Por el contrario, ser valiente produce otro tipo de consecuencias. Estas solo las vivieron dos
hombres de la primera generación: Caleb y Josué. Ambos creyeron la promesa de Dios y su
poder para cumplirla, así que no tuvieron miedo de hacerle frente a los gigantes. Por eso, Dios
mismo honró la actitud de Caleb:

En cambio, a mi siervo Caleb, que ha mostrado una actitud diferente y me ha sido fiel, le daré
posesión de la tierra que exploró, y su descendencia la heredará (Núm 14:24).

Estos dos hombres que creyeron en la promesa de Dios no solo tuvieron el privilegio de creer y
soñar con lo que Dios les daría, sino que vieron el cumplimiento de su promesa.

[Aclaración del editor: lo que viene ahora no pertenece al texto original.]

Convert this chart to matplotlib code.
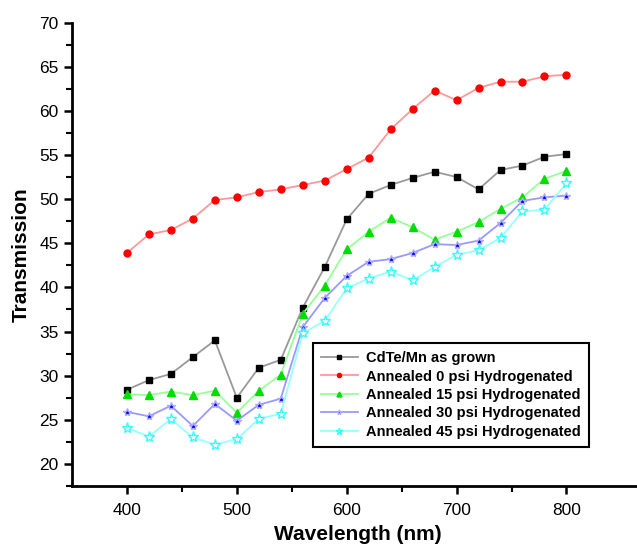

Podemos ver nuestras circunstancias y el llamado de Dios e inmediatamente decir, es
imposible. Podemos ponernos furiosos, maltratar a otros, gritar, manipular, voltear los ojos y
hasta llorar, como Israel. Podemos mirarnos a nosotros mismos: pequeños, débiles, incapaces,
pecadores, quejumbrosos e incrédulos. Vernos como grillos y correr. O, podemos fijar nuestra mirada en Aquel, perfeccionador e iniciador de nuestra fe (Hebreos 12:2), Jesucristo, y por la fe,
vivir esta vida y sus retos como valientes. No para intentar ganarnos la tierra, o la entrada al
cielo porque este —para aquellos que creen en su Hijo— nos lo quiso dar Dios por su pura
gracia. Más bien, por la fe buscamos agradarle y caminar como es digno de este Dios. Ya no con
quejas, y mala actitud, pero con nuestra esperanza en aquel que es poderoso para salvar y que
proveerá todo lo que necesitamos (Salmo 23).

Solo por la fe y por su gracia lo veremos al final de nuestra vida cara a cara. Mientras tanto,
luchemos por ser valientes, es decir, luchemos por tener fe, por poner nuestra confianza en
aquel que puede vencer gigantes, el pecado, la muerte y todo este tipo de cosas.